### Work to be completed:
Drop every picture. Then return, exactly, the lines from the beginning of the listing below through the one containing "import matplotlib.pyplot as plt".

### Information shown:

+++++

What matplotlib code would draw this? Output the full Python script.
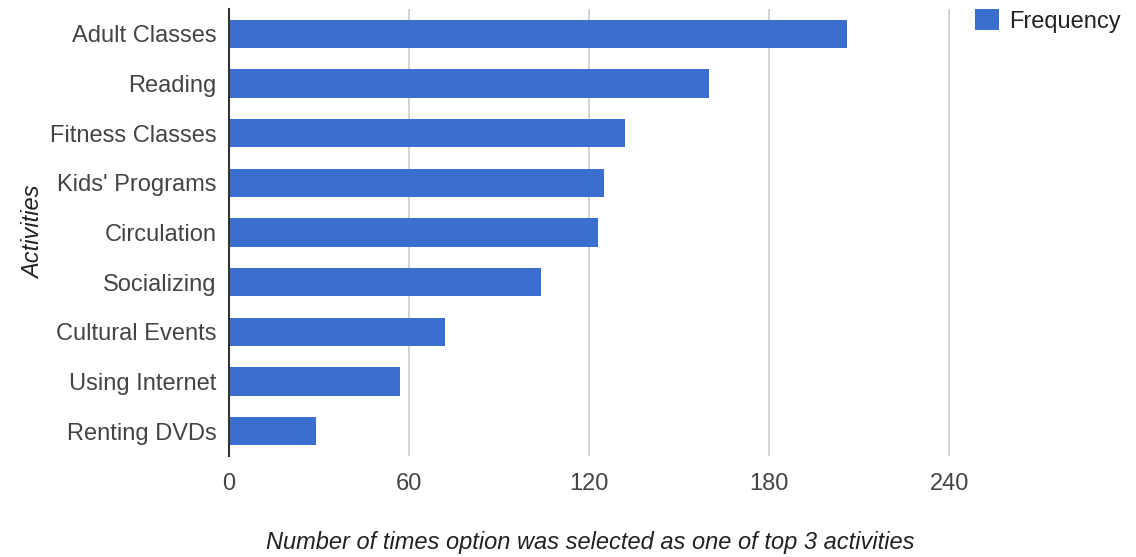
import matplotlib
matplotlib.use("Agg")
import matplotlib.pyplot as plt

# Survey results: how often each option was picked among the top 3 activities
activities = ["Adult Classes", "Reading", "Fitness Classes", "Kids' Programs",
              "Circulation", "Socializing", "Cultural Events", "Using Internet",
              "Renting DVDs"]
frequency = [206, 160, 132, 125, 123, 104, 72, 57, 29]
x_ticks = [0, 60, 120, 180, 240]

plt.rcParams["font.family"] = ["Liberation Sans", "DejaVu Sans"]
text_color = "#444444"
bar_color = "#3a6ecf"

fig = plt.figure(figsize=(11.36, 5.57), dpi=100)
W, H = 1136, 557
left, right, top, bottom = 229, 951, 9, 456
ax = fig.add_axes([left / W, 1 - bottom / H, (right - left) / W, (bottom - top) / H])

ypos = list(range(len(activities)))
ax.barh(ypos, frequency, height=0.57, color=bar_color, label="Frequency", zorder=3)
ax.set_ylim(len(activities) - 0.5, -0.5)
ax.set_xlim(0, 240.5)

ax.set_yticks(ypos)
ax.set_yticklabels(activities, fontsize=17, color=text_color)
ax.set_xticks(x_ticks)
ax.set_xticklabels([str(v) for v in x_ticks], fontsize=17, color=text_color)
ax.tick_params(axis="both", length=0)
ax.tick_params(axis="y", pad=9)
ax.tick_params(axis="x", pad=12)

ax.grid(axis="x", color="#cccccc", linewidth=1.2, zorder=0)
for side in ["top", "right", "bottom"]:
    ax.spines[side].set_visible(False)
ax.spines["left"].set_color("#333333")
ax.spines["left"].set_linewidth(1.5)
ax.spines["left"].set_zorder(4)

fig.text(590 / W, 1 - 543 / H,
         "Number of times option was selected as one of top 3 activities",
         ha="center", va="center", fontsize=17, style="italic", color="#222222")
fig.text(34 / W, 1 - 232 / H, "Activities", ha="center", va="center",
         rotation=90, fontsize=17, style="italic", color="#222222")

fig.legend(loc="upper left", bbox_to_anchor=(975 / W, 1 - 9 / H), frameon=False,
           fontsize=17, handlelength=1.0, handleheight=1.0, handletextpad=0.45,
           borderpad=0, borderaxespad=0, labelcolor="#222222")

fig.savefig("out.png", dpi=100, facecolor="white")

+++++

### Solution to this task:
What matplotlib code would draw this? Output the full Python script.
import matplotlib
matplotlib.use("Agg")
import matplotlib.pyplot as plt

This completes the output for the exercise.